MySQL series - MySQL Architecture Overview

· 5 min read
Lam Tran

Hello everyone, recently, I did some research in MySQL because I think whoever doing data engineering should go in-depth with a certain relational database. Once you get a deep understanding of one RDBMS, you can easily learn the other RDBMS since they have many similarities. For the next few blogs, I will have a series about MySQL, and this is the first article.

1. MySQL architecture components

MySQL is widely used not only in small applications but also in large enterprises, thanks to the features of its flexible architecture.

Architecture

The top layer is the Clients layer, this layer is usually not unique to MySQL. They are services like connection handling, authentication, security, etc.

The second layer is the layer that contains the code for query analysis, optimization and contains built-in functions that interact with the database such as dates, times, math, encryption, etc. All features are compatible with many storage engines like stored procedures, triggers, views, etc.

The third layer is storage engines, which are responsible for storing and retrieving data in MySQL. Each storage engine has its own good and bad sides. The MySQL server interacts with them by the storage engine API, which contains many low-level functions, operations such as starting a transaction, finding records with the corresponding primary key.
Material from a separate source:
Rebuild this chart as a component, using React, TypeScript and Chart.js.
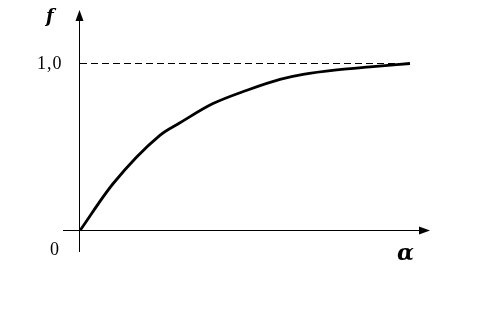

Storage engines only respond to requests from the server, while parsing queries are made at the second layer.

2. Connection and security management

With the default configuration, each connection from the client will occupy one thread, and queries will run in that thread. The server will have a cache of threads ready to use, so they won't need to be created and destroyed every time there is a new connection from the client.

When the client connects, the server will need to authenticate that connection based on the host, username, and password. After connecting, the server will check whether the client has permissions to specific database resources (eg, SELECT permission on which table on which database,…).

3. MySQL optimizer

Overall

When running, MySQL will

  • Looking in the query cache to check if the query's results can be found, it will return the results immediately, otherwise it performs the next steps. The memory size of the query cache is assigned in the variable query_cache_size, if this variable is updated, MySQL will clear all cached queries one by one and re-initialize the query cache (this can be time consuming).
  • Parse the queries into a tree containing the query's information. The query can be completely rewritten, the order in which the tables are read will be different, how the index should be selected, etc. We can interfere with that analysis by using hints to determine the order. What will it be like to run? At this time, the parser will build a parse tree for the query, besides, it also checks the syntax of the query.
  • The preprocessor will check some other constraints such as this table, column or database exist or not, the user's authority to query to which resources.
  • Then, the parse tree will be passed through an optimizer to convert it into a query execution plan. A MySQL query can be run in many ways, the optimizer will try to optimize the cost as much as possible (unit is 4KB data page), this cost can be seen by running SHOW STATUS LIKE 'Last_query_cost';. The optimizer doesn't really care which storage engines are used, but the choice of storage engine has a big impact on how well the server optimizes the queries because the server needs information from storage engines such as the statistics of the tables, the cost of performing the operations, how the index is supported or the computing power of the storage engines to run more optimally. The optimizer may not be able to choose the best plan to run because the statistics from the storage engines are not absolute, the cost metric may not be equivalent to the cost of running the query, MySQL will try to reduce the cost but not the speed of the query, or user-defined functions will not be evaluated by the optimizer.
  • The Query execution plan is a tree that contains each step to generate the results for the query, the server will perform those steps many times until there are no more records to retrieve. Query execution engine communicates with storage engines by storage engine APIs to perform operations according to the query execution plan.
  • MySQL storage engines are a management system with each database being a subpath in that filesystem's data path. When creating a table, the table information is stored in the .frm file (for example, the table users is stored in the .frm file named user.frm).
  • Next, the query will be run and return the results to the client. MySQL also stores the results of the query in the query cache.

Finally, re-caching the results of frequently used queries can improve performance. Previously, MySQL had a query cache in its architecture, as a bottleneck in highly concurrent read and write environments, this query cache in new versions has been deprecated, instead, we often use other data cache methods such as Redis, ...

The above is an overview of the MySQL architecture and the process of running a query. See you in the next posts.